** begin **
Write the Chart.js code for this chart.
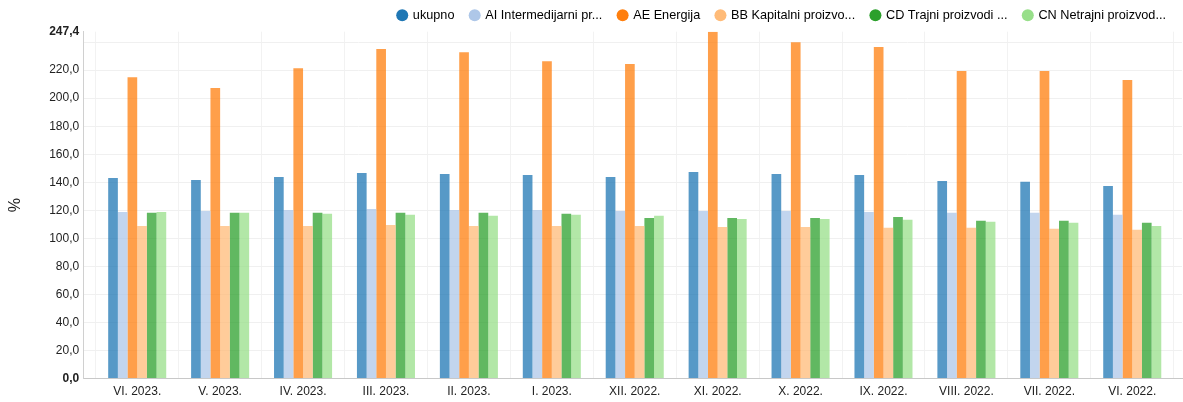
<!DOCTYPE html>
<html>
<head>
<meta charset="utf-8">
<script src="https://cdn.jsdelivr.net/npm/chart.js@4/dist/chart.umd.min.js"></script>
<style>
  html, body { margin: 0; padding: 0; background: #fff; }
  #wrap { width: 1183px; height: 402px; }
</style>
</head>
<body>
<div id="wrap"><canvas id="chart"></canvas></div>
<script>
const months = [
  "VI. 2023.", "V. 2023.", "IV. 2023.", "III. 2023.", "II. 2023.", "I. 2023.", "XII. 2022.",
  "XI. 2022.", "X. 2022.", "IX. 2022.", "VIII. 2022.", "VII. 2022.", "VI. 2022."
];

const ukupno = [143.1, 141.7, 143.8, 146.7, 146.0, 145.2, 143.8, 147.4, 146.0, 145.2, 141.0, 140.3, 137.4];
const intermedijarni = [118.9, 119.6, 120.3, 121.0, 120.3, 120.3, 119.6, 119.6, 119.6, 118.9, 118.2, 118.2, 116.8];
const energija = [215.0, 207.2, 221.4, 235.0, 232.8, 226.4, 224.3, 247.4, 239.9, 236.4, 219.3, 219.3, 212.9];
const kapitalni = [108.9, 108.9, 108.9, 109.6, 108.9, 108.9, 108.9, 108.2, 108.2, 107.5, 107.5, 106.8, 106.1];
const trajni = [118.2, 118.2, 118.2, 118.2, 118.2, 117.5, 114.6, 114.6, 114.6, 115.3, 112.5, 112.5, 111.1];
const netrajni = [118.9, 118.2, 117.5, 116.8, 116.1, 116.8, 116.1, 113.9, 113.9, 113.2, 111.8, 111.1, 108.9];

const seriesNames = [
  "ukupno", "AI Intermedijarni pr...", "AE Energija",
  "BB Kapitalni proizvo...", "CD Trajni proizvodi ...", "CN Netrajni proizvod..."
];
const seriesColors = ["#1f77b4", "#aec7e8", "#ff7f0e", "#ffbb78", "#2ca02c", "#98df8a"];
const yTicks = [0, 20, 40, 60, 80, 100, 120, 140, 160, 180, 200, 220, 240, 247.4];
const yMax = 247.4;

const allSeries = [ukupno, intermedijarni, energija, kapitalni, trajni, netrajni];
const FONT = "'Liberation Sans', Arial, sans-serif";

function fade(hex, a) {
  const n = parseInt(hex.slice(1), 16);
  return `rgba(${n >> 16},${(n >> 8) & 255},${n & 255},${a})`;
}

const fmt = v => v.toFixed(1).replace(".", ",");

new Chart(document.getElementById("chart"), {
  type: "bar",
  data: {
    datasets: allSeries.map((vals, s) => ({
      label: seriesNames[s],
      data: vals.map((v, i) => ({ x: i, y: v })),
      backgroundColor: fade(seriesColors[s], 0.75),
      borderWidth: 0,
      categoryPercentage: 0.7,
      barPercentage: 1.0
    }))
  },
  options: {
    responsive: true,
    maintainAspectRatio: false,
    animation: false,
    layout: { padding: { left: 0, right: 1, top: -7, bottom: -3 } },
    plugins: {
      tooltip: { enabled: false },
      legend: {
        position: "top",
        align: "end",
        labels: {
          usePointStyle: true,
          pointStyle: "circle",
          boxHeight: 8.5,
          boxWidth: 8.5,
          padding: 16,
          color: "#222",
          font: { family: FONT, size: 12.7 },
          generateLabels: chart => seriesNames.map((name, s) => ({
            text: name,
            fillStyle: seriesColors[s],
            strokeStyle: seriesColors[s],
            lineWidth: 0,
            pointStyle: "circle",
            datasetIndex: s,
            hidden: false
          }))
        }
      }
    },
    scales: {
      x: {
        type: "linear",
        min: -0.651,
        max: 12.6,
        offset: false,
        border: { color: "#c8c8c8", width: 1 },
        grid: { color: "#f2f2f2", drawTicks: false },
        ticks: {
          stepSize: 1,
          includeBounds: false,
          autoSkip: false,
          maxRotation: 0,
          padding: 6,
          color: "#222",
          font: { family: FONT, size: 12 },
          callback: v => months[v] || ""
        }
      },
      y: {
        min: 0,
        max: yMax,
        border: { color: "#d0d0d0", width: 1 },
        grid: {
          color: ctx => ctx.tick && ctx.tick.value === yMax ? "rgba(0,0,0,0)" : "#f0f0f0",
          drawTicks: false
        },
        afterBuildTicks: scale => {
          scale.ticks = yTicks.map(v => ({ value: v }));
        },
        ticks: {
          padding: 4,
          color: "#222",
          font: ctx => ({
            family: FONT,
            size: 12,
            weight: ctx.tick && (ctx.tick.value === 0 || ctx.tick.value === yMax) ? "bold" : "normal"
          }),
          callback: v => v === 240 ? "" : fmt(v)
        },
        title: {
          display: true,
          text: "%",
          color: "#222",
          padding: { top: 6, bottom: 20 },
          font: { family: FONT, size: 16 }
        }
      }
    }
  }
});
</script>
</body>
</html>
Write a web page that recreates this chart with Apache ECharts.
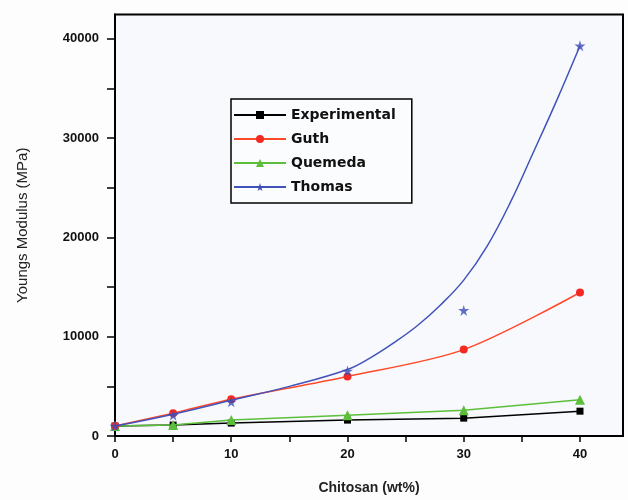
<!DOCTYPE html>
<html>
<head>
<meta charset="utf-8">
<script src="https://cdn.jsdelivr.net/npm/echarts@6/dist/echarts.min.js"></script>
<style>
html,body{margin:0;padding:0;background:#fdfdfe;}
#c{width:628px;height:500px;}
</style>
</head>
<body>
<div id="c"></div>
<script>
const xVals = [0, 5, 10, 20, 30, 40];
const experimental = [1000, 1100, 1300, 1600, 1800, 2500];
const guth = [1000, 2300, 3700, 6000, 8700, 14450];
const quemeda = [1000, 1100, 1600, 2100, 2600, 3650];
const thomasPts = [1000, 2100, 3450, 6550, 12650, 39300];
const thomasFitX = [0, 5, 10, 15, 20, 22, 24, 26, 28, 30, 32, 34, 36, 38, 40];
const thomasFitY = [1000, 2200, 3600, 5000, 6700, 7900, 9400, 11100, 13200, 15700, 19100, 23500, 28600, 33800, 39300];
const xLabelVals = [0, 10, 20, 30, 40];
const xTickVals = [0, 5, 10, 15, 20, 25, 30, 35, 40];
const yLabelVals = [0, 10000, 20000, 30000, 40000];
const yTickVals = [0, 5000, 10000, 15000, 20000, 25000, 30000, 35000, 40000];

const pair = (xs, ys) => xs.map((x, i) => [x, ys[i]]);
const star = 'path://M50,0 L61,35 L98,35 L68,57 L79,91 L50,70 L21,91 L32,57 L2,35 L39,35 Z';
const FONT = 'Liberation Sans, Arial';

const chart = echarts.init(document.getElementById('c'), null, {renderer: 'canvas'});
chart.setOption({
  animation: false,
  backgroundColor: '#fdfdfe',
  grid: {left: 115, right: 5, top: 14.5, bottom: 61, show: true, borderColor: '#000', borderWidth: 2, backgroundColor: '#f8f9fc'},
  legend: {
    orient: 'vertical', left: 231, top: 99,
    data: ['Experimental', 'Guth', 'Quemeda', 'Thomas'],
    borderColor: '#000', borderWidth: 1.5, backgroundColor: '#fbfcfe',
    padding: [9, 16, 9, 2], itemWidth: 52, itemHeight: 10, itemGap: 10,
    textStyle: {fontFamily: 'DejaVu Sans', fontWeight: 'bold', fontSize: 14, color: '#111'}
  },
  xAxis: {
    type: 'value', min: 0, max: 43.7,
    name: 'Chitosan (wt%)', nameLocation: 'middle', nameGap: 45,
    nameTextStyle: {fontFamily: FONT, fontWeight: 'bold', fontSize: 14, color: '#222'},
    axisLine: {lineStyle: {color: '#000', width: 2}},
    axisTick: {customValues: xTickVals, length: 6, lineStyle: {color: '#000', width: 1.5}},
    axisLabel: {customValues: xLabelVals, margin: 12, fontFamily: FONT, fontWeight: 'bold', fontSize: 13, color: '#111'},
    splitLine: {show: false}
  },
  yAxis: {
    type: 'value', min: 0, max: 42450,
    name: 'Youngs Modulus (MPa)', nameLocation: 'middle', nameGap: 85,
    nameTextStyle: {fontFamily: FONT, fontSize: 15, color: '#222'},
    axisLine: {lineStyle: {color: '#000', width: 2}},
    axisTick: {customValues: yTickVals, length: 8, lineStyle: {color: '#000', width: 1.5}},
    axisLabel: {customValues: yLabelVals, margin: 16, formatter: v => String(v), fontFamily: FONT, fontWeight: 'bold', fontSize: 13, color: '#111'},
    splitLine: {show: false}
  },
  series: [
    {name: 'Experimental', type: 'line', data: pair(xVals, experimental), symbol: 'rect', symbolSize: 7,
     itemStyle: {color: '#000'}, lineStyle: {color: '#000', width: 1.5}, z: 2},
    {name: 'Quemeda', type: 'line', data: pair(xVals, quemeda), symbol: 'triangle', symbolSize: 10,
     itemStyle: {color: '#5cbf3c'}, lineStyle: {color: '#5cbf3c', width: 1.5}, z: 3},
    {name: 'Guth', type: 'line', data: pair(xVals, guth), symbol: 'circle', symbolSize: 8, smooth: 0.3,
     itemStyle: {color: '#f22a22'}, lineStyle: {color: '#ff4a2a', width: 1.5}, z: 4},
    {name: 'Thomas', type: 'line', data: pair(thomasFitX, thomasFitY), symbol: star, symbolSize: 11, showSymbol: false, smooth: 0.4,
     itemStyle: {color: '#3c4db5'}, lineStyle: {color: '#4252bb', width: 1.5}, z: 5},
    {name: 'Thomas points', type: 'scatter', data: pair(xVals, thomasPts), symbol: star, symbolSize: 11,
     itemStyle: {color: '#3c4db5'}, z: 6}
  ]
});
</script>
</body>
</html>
** end **
## Problem description
Only the lines from the one with "Write a web" through the one with "const FONT = 'Liberation Sans, Arial';" belong in your copy; retype them exactly and drop any pictures.

## Exercise solution
Write a web page that recreates this chart with Apache ECharts.
<!DOCTYPE html>
<html>
<head>
<meta charset="utf-8">
<script src="https://cdn.jsdelivr.net/npm/echarts@6/dist/echarts.min.js"></script>
<style>
html,body{margin:0;padding:0;background:#fdfdfe;}
#c{width:628px;height:500px;}
</style>
</head>
<body>
<div id="c"></div>
<script>
const xVals = [0, 5, 10, 20, 30, 40];
const experimental = [1000, 1100, 1300, 1600, 1800, 2500];
const guth = [1000, 2300, 3700, 6000, 8700, 14450];
const quemeda = [1000, 1100, 1600, 2100, 2600, 3650];
const thomasPts = [1000, 2100, 3450, 6550, 12650, 39300];
const thomasFitX = [0, 5, 10, 15, 20, 22, 24, 26, 28, 30, 32, 34, 36, 38, 40];
const thomasFitY = [1000, 2200, 3600, 5000, 6700, 7900, 9400, 11100, 13200, 15700, 19100, 23500, 28600, 33800, 39300];
const xLabelVals = [0, 10, 20, 30, 40];
const xTickVals = [0, 5, 10, 15, 20, 25, 30, 35, 40];
const yLabelVals = [0, 10000, 20000, 30000, 40000];
const yTickVals = [0, 5000, 10000, 15000, 20000, 25000, 30000, 35000, 40000];

const pair = (xs, ys) => xs.map((x, i) => [x, ys[i]]);
const star = 'path://M50,0 L61,35 L98,35 L68,57 L79,91 L50,70 L21,91 L32,57 L2,35 L39,35 Z';
const FONT = 'Liberation Sans, Arial';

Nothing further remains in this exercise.